**AIM**
State the count of lines below in which the word "with" appears, and add nothing.
....................
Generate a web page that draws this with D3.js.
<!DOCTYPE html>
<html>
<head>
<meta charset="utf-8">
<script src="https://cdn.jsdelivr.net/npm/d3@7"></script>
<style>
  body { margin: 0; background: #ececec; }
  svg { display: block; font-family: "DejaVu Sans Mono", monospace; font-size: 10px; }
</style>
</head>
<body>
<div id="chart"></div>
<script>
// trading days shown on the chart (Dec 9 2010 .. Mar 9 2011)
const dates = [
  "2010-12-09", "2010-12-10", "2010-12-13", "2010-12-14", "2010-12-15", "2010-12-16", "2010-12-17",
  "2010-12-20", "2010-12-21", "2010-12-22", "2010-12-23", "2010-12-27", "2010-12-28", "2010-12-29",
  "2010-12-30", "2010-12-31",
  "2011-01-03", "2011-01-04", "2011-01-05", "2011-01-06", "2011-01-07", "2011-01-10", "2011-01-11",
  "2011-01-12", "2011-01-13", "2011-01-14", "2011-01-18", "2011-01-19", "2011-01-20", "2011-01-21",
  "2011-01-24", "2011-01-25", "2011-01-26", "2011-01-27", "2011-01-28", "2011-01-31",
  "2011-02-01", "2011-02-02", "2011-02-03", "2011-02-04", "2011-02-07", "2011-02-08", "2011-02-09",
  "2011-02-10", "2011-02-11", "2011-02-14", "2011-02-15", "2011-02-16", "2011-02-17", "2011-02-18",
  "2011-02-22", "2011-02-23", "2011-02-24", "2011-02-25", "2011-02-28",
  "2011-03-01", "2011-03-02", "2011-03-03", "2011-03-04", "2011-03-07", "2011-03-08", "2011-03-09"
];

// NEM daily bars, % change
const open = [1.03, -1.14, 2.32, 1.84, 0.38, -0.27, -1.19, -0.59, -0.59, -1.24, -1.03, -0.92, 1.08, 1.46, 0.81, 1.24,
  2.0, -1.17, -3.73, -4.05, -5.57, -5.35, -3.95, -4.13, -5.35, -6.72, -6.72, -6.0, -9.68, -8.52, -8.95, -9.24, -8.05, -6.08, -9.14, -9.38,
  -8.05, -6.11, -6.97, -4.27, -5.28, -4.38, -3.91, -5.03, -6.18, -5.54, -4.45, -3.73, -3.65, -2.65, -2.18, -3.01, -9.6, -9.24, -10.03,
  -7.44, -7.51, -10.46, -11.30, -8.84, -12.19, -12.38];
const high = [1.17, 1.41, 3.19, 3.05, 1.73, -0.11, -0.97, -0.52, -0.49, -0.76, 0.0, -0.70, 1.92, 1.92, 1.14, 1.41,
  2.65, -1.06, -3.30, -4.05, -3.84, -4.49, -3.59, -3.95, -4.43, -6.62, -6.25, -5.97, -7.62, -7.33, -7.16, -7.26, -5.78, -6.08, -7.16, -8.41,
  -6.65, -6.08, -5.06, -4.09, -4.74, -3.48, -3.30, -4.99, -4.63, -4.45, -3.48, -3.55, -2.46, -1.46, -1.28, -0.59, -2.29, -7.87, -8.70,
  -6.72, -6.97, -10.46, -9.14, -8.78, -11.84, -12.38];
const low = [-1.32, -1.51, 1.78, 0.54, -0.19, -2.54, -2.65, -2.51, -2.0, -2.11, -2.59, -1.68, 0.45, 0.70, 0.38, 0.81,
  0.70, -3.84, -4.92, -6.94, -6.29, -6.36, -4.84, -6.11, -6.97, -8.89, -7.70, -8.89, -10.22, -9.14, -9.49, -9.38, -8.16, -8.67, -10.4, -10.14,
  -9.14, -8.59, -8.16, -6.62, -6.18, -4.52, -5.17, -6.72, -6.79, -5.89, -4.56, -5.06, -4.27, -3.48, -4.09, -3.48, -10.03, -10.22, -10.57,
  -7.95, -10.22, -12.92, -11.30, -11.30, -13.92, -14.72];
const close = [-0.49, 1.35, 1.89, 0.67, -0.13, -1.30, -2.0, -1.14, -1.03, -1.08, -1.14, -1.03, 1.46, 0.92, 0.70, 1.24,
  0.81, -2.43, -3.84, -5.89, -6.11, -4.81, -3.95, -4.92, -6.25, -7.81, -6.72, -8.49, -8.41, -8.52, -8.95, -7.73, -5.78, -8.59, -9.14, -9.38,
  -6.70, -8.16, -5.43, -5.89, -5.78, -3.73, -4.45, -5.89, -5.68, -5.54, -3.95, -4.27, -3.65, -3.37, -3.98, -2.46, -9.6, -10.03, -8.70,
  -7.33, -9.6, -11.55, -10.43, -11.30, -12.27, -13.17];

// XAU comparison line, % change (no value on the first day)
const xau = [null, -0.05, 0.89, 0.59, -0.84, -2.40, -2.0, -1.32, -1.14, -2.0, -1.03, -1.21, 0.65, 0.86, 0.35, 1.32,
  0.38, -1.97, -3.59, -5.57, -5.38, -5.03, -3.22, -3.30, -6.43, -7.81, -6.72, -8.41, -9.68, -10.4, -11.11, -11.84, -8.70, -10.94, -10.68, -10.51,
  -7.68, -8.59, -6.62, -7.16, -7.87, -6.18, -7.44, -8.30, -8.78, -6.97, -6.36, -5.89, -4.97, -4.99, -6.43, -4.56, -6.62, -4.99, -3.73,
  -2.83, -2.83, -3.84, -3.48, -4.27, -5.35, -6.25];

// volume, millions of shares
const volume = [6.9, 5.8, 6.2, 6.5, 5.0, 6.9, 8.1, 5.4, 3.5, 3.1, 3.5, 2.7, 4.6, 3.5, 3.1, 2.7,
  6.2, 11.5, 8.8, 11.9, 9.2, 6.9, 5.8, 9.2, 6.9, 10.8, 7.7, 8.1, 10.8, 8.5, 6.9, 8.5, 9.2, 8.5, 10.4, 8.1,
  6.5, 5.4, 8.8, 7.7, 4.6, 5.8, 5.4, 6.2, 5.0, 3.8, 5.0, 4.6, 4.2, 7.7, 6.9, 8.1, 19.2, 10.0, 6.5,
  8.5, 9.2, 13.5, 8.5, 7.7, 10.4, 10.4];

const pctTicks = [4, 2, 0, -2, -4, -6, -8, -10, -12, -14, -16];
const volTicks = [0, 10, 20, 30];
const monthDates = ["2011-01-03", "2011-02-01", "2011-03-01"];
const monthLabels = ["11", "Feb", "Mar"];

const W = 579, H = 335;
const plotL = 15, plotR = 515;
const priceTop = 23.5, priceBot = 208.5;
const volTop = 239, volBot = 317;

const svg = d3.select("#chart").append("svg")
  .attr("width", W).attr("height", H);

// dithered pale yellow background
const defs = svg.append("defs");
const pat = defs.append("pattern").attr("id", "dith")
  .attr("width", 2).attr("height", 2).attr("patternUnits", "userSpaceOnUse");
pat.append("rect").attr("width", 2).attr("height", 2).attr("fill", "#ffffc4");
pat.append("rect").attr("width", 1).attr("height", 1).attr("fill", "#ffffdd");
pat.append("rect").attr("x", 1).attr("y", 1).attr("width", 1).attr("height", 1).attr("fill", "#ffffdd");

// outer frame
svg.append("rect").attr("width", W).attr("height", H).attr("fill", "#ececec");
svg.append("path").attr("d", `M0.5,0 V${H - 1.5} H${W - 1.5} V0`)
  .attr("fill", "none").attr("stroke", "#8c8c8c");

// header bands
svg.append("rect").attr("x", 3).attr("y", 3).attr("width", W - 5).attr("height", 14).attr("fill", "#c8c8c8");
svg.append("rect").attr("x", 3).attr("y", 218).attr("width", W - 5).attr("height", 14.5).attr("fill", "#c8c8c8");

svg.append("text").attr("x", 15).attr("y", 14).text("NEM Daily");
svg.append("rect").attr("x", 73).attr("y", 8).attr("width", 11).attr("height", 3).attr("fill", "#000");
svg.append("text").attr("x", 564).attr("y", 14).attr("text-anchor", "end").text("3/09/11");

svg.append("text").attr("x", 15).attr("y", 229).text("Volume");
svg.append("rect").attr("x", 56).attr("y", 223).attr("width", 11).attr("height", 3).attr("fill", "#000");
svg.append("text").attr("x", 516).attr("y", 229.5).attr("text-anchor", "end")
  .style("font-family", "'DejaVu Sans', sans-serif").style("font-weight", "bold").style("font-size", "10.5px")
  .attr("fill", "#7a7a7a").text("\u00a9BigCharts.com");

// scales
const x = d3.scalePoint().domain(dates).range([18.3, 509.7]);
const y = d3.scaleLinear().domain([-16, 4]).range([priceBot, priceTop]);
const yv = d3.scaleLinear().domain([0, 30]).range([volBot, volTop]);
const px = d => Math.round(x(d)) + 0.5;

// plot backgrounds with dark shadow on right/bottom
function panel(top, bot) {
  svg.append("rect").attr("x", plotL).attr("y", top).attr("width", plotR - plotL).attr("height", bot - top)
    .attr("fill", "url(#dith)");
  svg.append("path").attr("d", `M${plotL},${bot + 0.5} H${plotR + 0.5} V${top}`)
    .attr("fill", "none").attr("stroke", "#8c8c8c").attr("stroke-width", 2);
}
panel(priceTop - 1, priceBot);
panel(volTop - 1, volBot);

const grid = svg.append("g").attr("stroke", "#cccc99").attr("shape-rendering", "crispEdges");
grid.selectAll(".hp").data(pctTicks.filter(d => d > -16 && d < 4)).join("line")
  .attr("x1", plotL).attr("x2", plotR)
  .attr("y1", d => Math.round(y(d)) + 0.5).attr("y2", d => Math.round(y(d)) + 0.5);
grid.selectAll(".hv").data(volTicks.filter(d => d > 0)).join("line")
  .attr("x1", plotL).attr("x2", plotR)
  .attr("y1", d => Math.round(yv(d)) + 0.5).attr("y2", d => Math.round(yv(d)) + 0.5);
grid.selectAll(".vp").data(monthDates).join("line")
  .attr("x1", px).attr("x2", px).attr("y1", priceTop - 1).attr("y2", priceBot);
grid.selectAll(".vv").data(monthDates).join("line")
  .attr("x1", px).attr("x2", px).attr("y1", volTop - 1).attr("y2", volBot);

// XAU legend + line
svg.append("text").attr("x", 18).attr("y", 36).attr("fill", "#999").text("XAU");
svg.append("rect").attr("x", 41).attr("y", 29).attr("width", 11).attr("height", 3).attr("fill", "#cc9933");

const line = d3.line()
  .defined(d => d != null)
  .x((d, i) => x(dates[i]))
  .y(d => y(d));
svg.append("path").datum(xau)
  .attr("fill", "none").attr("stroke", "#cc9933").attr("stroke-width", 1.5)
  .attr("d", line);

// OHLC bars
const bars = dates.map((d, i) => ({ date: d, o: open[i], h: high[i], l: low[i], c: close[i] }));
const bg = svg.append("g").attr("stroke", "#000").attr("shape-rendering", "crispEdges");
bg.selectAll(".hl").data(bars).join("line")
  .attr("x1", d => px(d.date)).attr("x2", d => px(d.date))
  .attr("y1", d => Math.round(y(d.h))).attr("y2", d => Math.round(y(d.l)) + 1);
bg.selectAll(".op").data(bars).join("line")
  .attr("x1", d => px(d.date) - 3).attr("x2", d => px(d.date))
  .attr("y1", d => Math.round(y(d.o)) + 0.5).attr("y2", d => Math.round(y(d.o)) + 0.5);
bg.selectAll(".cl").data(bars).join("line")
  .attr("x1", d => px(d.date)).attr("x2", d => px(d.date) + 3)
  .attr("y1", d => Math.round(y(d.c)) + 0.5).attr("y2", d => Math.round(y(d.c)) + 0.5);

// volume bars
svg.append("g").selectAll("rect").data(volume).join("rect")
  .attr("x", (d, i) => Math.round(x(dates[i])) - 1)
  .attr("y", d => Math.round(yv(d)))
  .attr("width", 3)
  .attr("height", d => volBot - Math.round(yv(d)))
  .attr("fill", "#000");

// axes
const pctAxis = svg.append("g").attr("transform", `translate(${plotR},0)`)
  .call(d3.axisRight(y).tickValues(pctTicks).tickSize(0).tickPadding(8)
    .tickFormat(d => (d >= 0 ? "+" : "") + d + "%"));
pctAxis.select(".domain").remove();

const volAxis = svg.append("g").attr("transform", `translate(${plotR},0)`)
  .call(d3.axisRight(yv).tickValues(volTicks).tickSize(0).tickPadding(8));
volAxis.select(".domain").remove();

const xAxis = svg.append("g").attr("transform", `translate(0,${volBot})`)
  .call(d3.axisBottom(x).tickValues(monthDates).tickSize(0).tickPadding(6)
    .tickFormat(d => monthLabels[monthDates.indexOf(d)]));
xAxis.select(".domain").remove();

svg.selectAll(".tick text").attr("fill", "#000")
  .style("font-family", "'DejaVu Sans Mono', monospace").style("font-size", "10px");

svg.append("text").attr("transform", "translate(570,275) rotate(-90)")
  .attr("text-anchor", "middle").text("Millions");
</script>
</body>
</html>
....................
**WRITTEN SOLUTION**
2